E enquanto o Presidente da República, o governo, a oposição, a geringonça, os comentadores, etc., choravam pela existência do segundo país esquecido – aquele onde nada chega, ninguém vive e que ardeu em junho e outubro -, os antigos Correios, Telégrafos e Telefones (CTT) fechavam 22 agências, muitas das quais nesse país n.o 2.
Dentro do PS, que chumbou os projetos de renacionalização propostos pelo Bloco de Esquerda e PCP, já há quem admita que o regresso da empresa ao Estado deva ser, pelo menos, “estudada mais profundamente”.
É o caso de André Pinotes Batista, deputado socialista eleito por Setúbal, que afirma que “de uma forma pacífica ou não, os CTT têm de ser obrigados a cumprir o serviço público”. “Se não nos deixarem outra alternativa para defender os portugueses, teremos de estudar mais profundamente a renacionalização.” Pinotes Batista manifesta-se convicto de que “a maioria vai estancar este processo abjeto”.
A privatização foi feita durante o anterior governo, num tempo em que a empresa estatal dava lucro – e a sua alienação também já era um dos objetivos do PEC iv de José Sócrates. “Apesar de sabermos que o que se está a passar é consequência de um projeto consciente de desmantelamento dos serviços do Estado que ocorreu entre 2010 e 2015, temos a obrigação de olhar para uma empresa que era lucrativa e preferiu distribuir dividendos acima das suas possibilidades a cumprir o compromisso de serviço público estipulado no contrato de concessão.”
Luís Testa, o socialista responsável pela área da economia, continua a manter a posição contra a renacionalização, embora considere que o fecho das estações de correios é a prova de que “a empresa deveria ter permanecido pública”. O deputado lembra que os CTT se dispersaram numa “multiplicidade de serviços”, como a atividade bancária, “sem o enfoque na sua principal responsabilidade, que é assegurar o serviço postal nacional”. “Está em causa perceber se o cumprimento cabal do contrato de serviço público pode ser assegurado com menos agências e menos trabalhadores.” Testa lembra que foi possível impor à Caixa Geral de Depósitos, que funciona no mercado concorrencial, que estivesse presente em todos os concelhos. “É alarmante que uma empresa como os CTT desapareça de alguns concelhos do nosso país. E a preocupação adensa-se todos os dias.”
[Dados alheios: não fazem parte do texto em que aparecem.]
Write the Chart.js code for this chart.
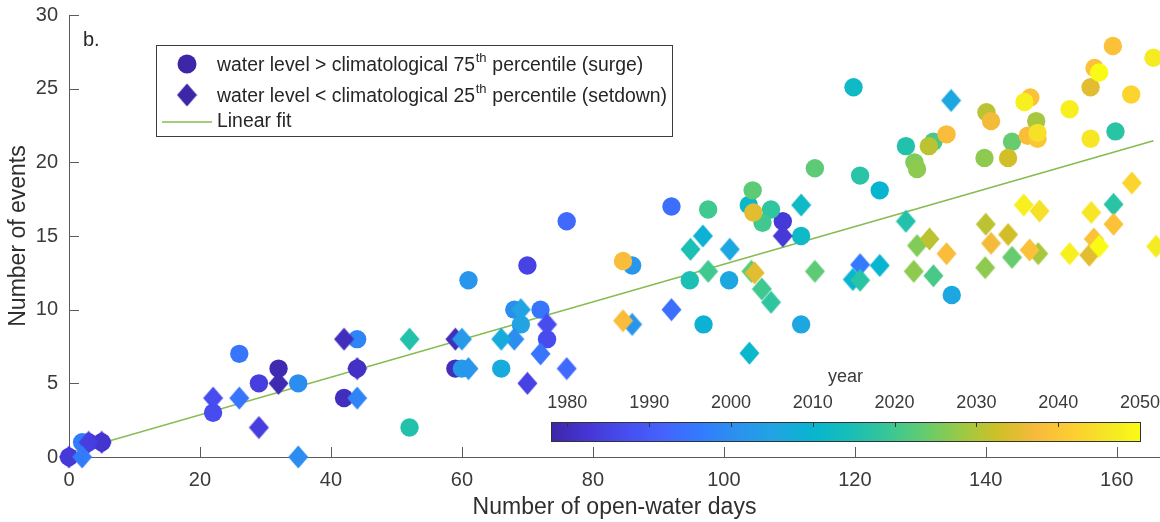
<!DOCTYPE html>
<html>
<head>
<meta charset="utf-8">
<script src="https://cdn.jsdelivr.net/npm/chart.js@4.4.1/dist/chart.umd.min.js"></script>
<style>
  html, body { margin: 0; padding: 0; background: #ffffff; }
  #wrap { width: 1160px; height: 522px; position: relative; }
</style>
</head>
<body>
<div id="wrap"><canvas id="chart" width="1160" height="522"></canvas></div>
<script>
// Events with water level above the 75th percentile (surge), per year
const surgeDays   = [0, 2, 3, 5, 22, 26, 29, 32, 35, 42, 44, 44, 52, 59, 60, 61, 66, 68, 69, 70, 72, 73, 76,
                     84.6, 86, 92, 97.6, 94.8, 96.9, 100.8, 103.8, 104.4, 104.5, 105.9, 107.2, 109, 111.8, 111.8,
                     113.9, 119.8, 120.8, 123.8, 127.8, 129.1, 129.5, 132, 131.3, 134, 134.8, 140.1, 140.8, 139.8,
                     143.4, 144, 146.8, 145.9, 147.7, 146.4, 147.9, 147.9, 152.8, 156.6, 157.3, 156, 156, 159.4,
                     159.8, 162.2, 165.6];
const surgeEvents = [0, 1, 1, 1, 3, 7, 5, 6, 5, 4, 8, 6, 2, 6, 6, 12, 6, 10, 9, 13, 10, 8, 16,
                     13.3, 13, 17, 16.8, 12, 9, 12, 17.1, 18.1, 16.6, 15.9, 16.8, 16, 15, 9,
                     19.6, 25.1, 19.1, 18.1, 21.1, 20.0, 19.55, 21.4, 21.1, 21.9, 11, 23.4, 22.8, 20.3,
                     20.3, 21.4, 24.4, 24.1, 22.8, 21.8, 22.0, 21.6, 23.6, 26.4, 26.1, 25.1, 21.6, 27.9,
                     22.1, 24.6, 27.1];
const surgeYears  = [1983, 1996, 1984, 1982, 1987, 1995, 1984, 1979, 2000, 1980, 1998, 1981, 2016, 1980, 2003, 2002, 2007, 2000, 2005, 1985, 1995, 1987, 1993,
                     2038, 2002, 1994, 2020, 2015, 2009, 2006, 2011, 2023, 2035, 2020, 2018, 1983, 2012, 2006,
                     2023, 2012, 2017, 2010, 2016, 2026, 2027, 2021, 2031, 2038, 2006, 2031, 2037, 2027,
                     2033, 2024, 2039, 2048, 2029, 2038, 2045, 2040, 2048, 2039, 2050, 2035, 2046, 2039,
                     2017, 2043, 2047];

// Events with water level below the 25th percentile (setdown), per year
const setdownDays   = [0, 2, 3, 5, 22, 26, 29, 32, 35, 42, 44, 44, 52, 59, 60, 61, 66, 68, 69, 70, 72, 73, 76,
                       84.6, 86, 92, 94.9, 96.8, 97.6, 100.9, 103.9, 104.2, 104.7, 105.8, 107.2, 109, 111.8,
                       113.9, 119.7, 120.8, 120.8, 123.8, 127.8, 129.5, 131.4, 134, 129, 132, 134.7, 140,
                       140.8, 143.4, 139.9, 144, 145.8, 148.2, 146.7, 148, 152.8, 156.1, 156.5, 157.3, 155.8,
                       159.5, 159.5, 162.3, 166];
const setdownEvents = [0, 0, 1, 1, 4, 4, 2, 5, 0, 8, 4, 6, 8, 8, 8, 6, 8, 8, 10, 5, 7, 9, 6,
                       9.25, 9, 10, 14.1, 15, 12.6, 14.1, 7.05, 12.6, 12.5, 11.4, 10.5, 15, 17.1,
                       12.6, 12.05, 13.05, 12.0, 13.0, 16.0, 14.35, 14.8, 13.8, 12.6, 12.3, 24.2, 15.8,
                       14.5, 15.1, 12.85, 13.55, 17.1, 16.7, 14.05, 13.8, 13.8, 16.6, 14.8, 14.3, 13.7,
                       17.15, 15.8, 18.6, 14.3];
const setdownYears  = [1983, 1996, 1984, 1982, 1987, 1995, 1984, 1979, 2000, 1980, 1998, 1981, 2016, 1980, 2003, 2002, 2007, 2000, 2005, 1985, 1995, 1987, 1993,
                       2038, 2002, 1994, 2015, 2009, 2020, 2006, 2011, 2023, 2035, 2020, 2018, 1983, 2012,
                       2023, 2010, 1996, 2017, 2010, 2016, 2026, 2031, 2038, 2027, 2021, 2006, 2031,
                       2037, 2033, 2027, 2024, 2048, 2045, 2039, 2029, 2048, 2046, 2039, 2050, 2035,
                       2017, 2039, 2043, 2047];

// Axis ticks and colour scale
const xTickValues    = [0, 20, 40, 60, 80, 100, 120, 140, 160];
const yTickValues    = [0, 5, 10, 15, 20, 25, 30];
const yearTickValues = [1980, 1990, 2000, 2010, 2020, 2030, 2040, 2050];
const yearLimits     = [1978, 2050];

// Least-squares line through all events
const fitIntercept = 0.3;
const fitSlope     = 0.1278;

// Parula colour map (sampled)
const PARULA_IDX = [0, 4, 8, 12, 16, 20, 24, 28, 32, 36, 40, 44, 48, 52, 56, 60, 63];
const PARULA = [
  [0.2422, 0.1504, 0.6603], [0.2706, 0.2147, 0.8364], [0.2813, 0.3006, 0.9414],
  [0.2699, 0.3892, 0.9906], [0.1963, 0.4847, 0.9892], [0.1687, 0.5703, 0.9359],
  [0.1248, 0.6459, 0.8883], [0.0297, 0.7082, 0.8163], [0.0964, 0.7451, 0.7120],
  [0.2161, 0.7793, 0.5923], [0.3909, 0.8011, 0.4371], [0.6174, 0.7876, 0.2612],
  [0.8203, 0.7498, 0.1535], [0.9728, 0.7298, 0.2394], [0.9892, 0.8136, 0.1885],
  [0.9597, 0.9135, 0.1423], [0.9769, 0.9839, 0.0805]
];
function parula(t) {
  t = Math.min(1, Math.max(0, t)) * 63;
  let i = 0;
  while (i < PARULA_IDX.length - 2 && PARULA_IDX[i + 1] < t) i++;
  const u = (t - PARULA_IDX[i]) / (PARULA_IDX[i + 1] - PARULA_IDX[i]);
  const a = PARULA[i], b = PARULA[i + 1];
  const c = a.map((v, k) => Math.round(255 * (v + (b[k] - v) * u)));
  return `rgb(${c[0]},${c[1]},${c[2]})`;
}
function yearColor(year) {
  return parula((year - yearLimits[0]) / (yearLimits[1] - yearLimits[0]));
}

// Slightly tall diamond marker, rendered once per colour
const diamondCache = {};
function diamondMarker(color) {
  if (diamondCache[color]) return diamondCache[color];
  const w = 21, h = 24;
  const cv = document.createElement('canvas');
  cv.width = w; cv.height = h;
  const g = cv.getContext('2d');
  g.fillStyle = color;
  g.beginPath();
  g.moveTo(w / 2, 0.5); g.lineTo(w - 0.5, h / 2); g.lineTo(w / 2, h - 0.5); g.lineTo(0.5, h / 2);
  g.closePath();
  g.fill();
  diamondCache[color] = cv;
  return cv;
}

// Points sorted by year so that later years are drawn on top
function buildPoints(days, events, years) {
  return days.map((d, i) => ({ x: d, y: events[i], year: years[i] }))
             .sort((a, b) => a.year - b.year);
}
const surgePoints   = buildPoints(surgeDays, surgeEvents, surgeYears);
const setdownPoints = buildPoints(setdownDays, setdownEvents, setdownYears);

const allDays = surgeDays.concat(setdownDays);
const fitStart = Math.min(...allDays);
const fitEnd = Math.max(...allDays) - 0.4;
const fitPoints = [
  { x: fitStart, y: fitIntercept + fitSlope * fitStart },
  { x: fitEnd,   y: fitIntercept + fitSlope * fitEnd }
];

const FONT = '"Liberation Sans", Arial, Helvetica, sans-serif';
const AXIS_COLOR = '#5b5b5b';
const TEXT_COLOR = '#3a3a3a';
const FIT_COLOR = '#86bb4f';

// Extra drawing: inward ticks, panel tag, legend and colour bar
const decorations = {
  id: 'decorations',
  beforeDatasetsDraw(chart) {
    const { ctx, chartArea, scales } = chart;
    ctx.save();
    ctx.strokeStyle = AXIS_COLOR;
    ctx.lineWidth = 1;
    ctx.beginPath();
    xTickValues.forEach(v => {
      const px = Math.round(scales.x.getPixelForValue(v)) + 0.5;
      ctx.moveTo(px, chartArea.bottom);
      ctx.lineTo(px, chartArea.bottom - 10);
    });
    yTickValues.forEach(v => {
      const py = Math.round(scales.y.getPixelForValue(v)) + 0.5;
      ctx.moveTo(chartArea.left, py);
      ctx.lineTo(chartArea.left + 10, py);
    });
    ctx.stroke();
    ctx.restore();
  },
  afterDraw(chart) {
    const { ctx } = chart;
    ctx.save();

    // panel tag
    ctx.fillStyle = '#262626';
    ctx.font = `20px ${FONT}`;
    ctx.textBaseline = 'middle';
    ctx.textAlign = 'left';
    ctx.fillText('b.', 83, 40);

    // legend
    const lx = 156, ly = 45, lw = 516, lh = 91;
    ctx.fillStyle = '#ffffff';
    ctx.fillRect(lx, ly, lw, lh);
    ctx.strokeStyle = '#3c3c3c';
    ctx.lineWidth = 1;
    ctx.strokeRect(lx + 0.5, ly + 0.5, lw, lh);

    const legendColor = parula(0);
    ctx.fillStyle = legendColor;
    ctx.beginPath();
    ctx.arc(187, 64, 9.5, 0, Math.PI * 2);
    ctx.fill();
    const dm = diamondMarker(legendColor);
    ctx.drawImage(dm, 187 - dm.width / 2, 95 - dm.height / 2);
    ctx.strokeStyle = FIT_COLOR;
    ctx.lineWidth = 1.6;
    ctx.beginPath();
    ctx.moveTo(162, 122); ctx.lineTo(212, 122);
    ctx.stroke();

    const LEG = 19.4;
    const drawSup = (pre, sup, post, x, y) => {
      ctx.font = `${LEG}px ${FONT}`;
      ctx.fillStyle = '#262626';
      ctx.fillText(pre, x, y);
      let cx = x + ctx.measureText(pre).width;
      ctx.font = `13px ${FONT}`;
      ctx.fillText(sup, cx + 0.5, y - 8);
      cx += ctx.measureText(sup).width + 1;
      ctx.font = `${LEG}px ${FONT}`;
      ctx.fillText(post, cx, y);
    };
    ctx.textBaseline = 'middle';
    drawSup('water level > climatological 75', 'th', ' percentile (surge)', 217, 66);
    drawSup('water level < climatological 25', 'th', ' percentile (setdown)', 217, 97);
    ctx.font = `${LEG}px ${FONT}`;
    ctx.fillText('Linear fit', 217, 122);

    // colour bar
    const cbL = 551, cbR = 1140, cbT = 422, cbB = 441;
    const grad = ctx.createLinearGradient(cbL, 0, cbR, 0);
    for (let k = 0; k <= 64; k++) grad.addColorStop(k / 64, parula(k / 64));
    ctx.fillStyle = grad;
    ctx.fillRect(cbL, cbT, cbR - cbL, cbB - cbT);
    ctx.strokeStyle = '#333333';
    ctx.lineWidth = 1;
    ctx.strokeRect(cbL + 0.5, cbT + 0.5, cbR - cbL, cbB - cbT);

    ctx.fillStyle = TEXT_COLOR;
    ctx.font = `18px ${FONT}`;
    ctx.textAlign = 'center';
    ctx.textBaseline = 'middle';
    ctx.beginPath();
    yearTickValues.forEach(yr => {
      const px = cbL + (yr - yearLimits[0]) / (yearLimits[1] - yearLimits[0]) * (cbR - cbL);
      ctx.moveTo(Math.round(px) + 0.5, cbT);
      ctx.lineTo(Math.round(px) + 0.5, cbT + 5);
      ctx.fillText(String(yr), px, 403);
    });
    ctx.stroke();
    ctx.fillText('year', (cbL + cbR) / 2, 377);

    ctx.restore();
  }
};

Chart.defaults.font.family = FONT;

new Chart(document.getElementById('chart'), {
  type: 'scatter',
  data: {
    datasets: [
      {
        label: 'water level < climatological 25th percentile (setdown)',
        data: setdownPoints,
        pointStyle: setdownPoints.map(p => diamondMarker(yearColor(p.year))),
        pointRadius: 11,
        pointBorderWidth: 0,
        backgroundColor: setdownPoints.map(p => yearColor(p.year)),
        borderColor: setdownPoints.map(p => yearColor(p.year)),
        clip: false,
        order: 0
      },
      {
        label: 'water level > climatological 75th percentile (surge)',
        data: surgePoints,
        pointStyle: 'circle',
        pointRadius: 9.2,
        pointBorderWidth: 0,
        backgroundColor: surgePoints.map(p => yearColor(p.year)),
        borderColor: surgePoints.map(p => yearColor(p.year)),
        clip: false,
        order: 1
      },
      {
        type: 'line',
        label: 'Linear fit',
        data: fitPoints,
        borderColor: FIT_COLOR,
        borderWidth: 1.6,
        pointRadius: 0,
        fill: false,
        order: 2
      }
    ]
  },
  options: {
    responsive: false,
    animation: false,
    events: [],
    layout: { autoPadding: false, padding: { top: 15, right: 0, bottom: 0, left: 0 } },
    plugins: { legend: { display: false }, tooltip: { enabled: false } },
    scales: {
      x: {
        type: 'linear',
        min: 0,
        max: 166.6,
        afterBuildTicks(scale) { scale.ticks = xTickValues.map(v => ({ value: v })); },
        afterFit(scale) {
          scale.height = 65;
          scale.paddingLeft = 0; scale.paddingRight = 0;
        },
        grid: { display: false, drawTicks: false },
        border: { display: true, color: AXIS_COLOR, width: 1 },
        ticks: { color: TEXT_COLOR, padding: 11, maxRotation: 0, font: { size: 20 } },
        title: {
          display: true,
          text: 'Number of open-water days',
          color: '#2e2e2e',
          font: { size: 23 },
          padding: { top: 0, bottom: 1 }
        }
      },
      y: {
        type: 'linear',
        min: 0,
        max: 30,
        afterBuildTicks(scale) { scale.ticks = yTickValues.map(v => ({ value: v })); },
        afterFit(scale) {
          scale.width = 69;
          scale.paddingTop = 0; scale.paddingBottom = 0;
        },
        grid: { display: false, drawTicks: false },
        border: { display: true, color: AXIS_COLOR, width: 1 },
        ticks: { color: TEXT_COLOR, padding: 11, font: { size: 20 } },
        title: {
          display: true,
          text: 'Number of events',
          color: '#2e2e2e',
          font: { size: 23 },
          padding: { top: 5, bottom: 0 }
        }
      }
    }
  },
  plugins: [decorations]
});
</script>
</body>
</html>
Testa é contra a renacionalização porque o contrato de concessão foi feito de uma forma blindada. “Na minha opinião, resgatar a concessão não pode fazer caminho. Significaria a continuidade de uma empresa privada chamada CTT que se veria desligada da obrigação de serviço público, mas que continuaria a exercer atividade bancária e entrega de encomendas. E a quem o Estado iria entregar a concessão?”
Depois de terem sido chumbados os projetos-lei do PCP e Bloco de Esquerda que defendiam a reversão da privatização dos Correios de Portugal, o governo decidiu criar um grupo de trabalho para analisar o serviço prestado pelos CTT no âmbito do contrato de concessão em vigor, a partir de uma proposta da Assembleia da República.
“Partilhamos das preocupações em relação ao presente e futuro dos CTT”, disse o primeiro-ministro em meados de dezembro, no parlamento. Costa afirmou ainda que “Portugal não poderá viver sem um serviço postal universal, que terá de ser assegurado pelos CTT. É esta a nossa garantia”.
Vários autarcas eleitos pelo PS – e muitos de todos os partidos – manifestaram ontem a sua indignação com o fecho das agências dos Correios. Um deles foi Basílio Horta, que mostrou a sua oposição ao encerramento da estação de Belas em declarações à agência Lusa: “Isto é de uma gravidade enorme. Num momento em que estamos a abrir Lojas do Cidadão e que estamos com uma política de aproximação aos munícipes, os CTT, que têm um serviço público, fazem o contrário, fecham estações.”
Os presidentes das câmaras do Barreiro e do Seixal também já vieram protestar contra o fecho dos balcões do Lavradio e da Aldeia de Paio Pires. A Câmara do Seixal pediu uma reunião com a administração dos Correios de Portugal, manifestando a sua “estupefação”.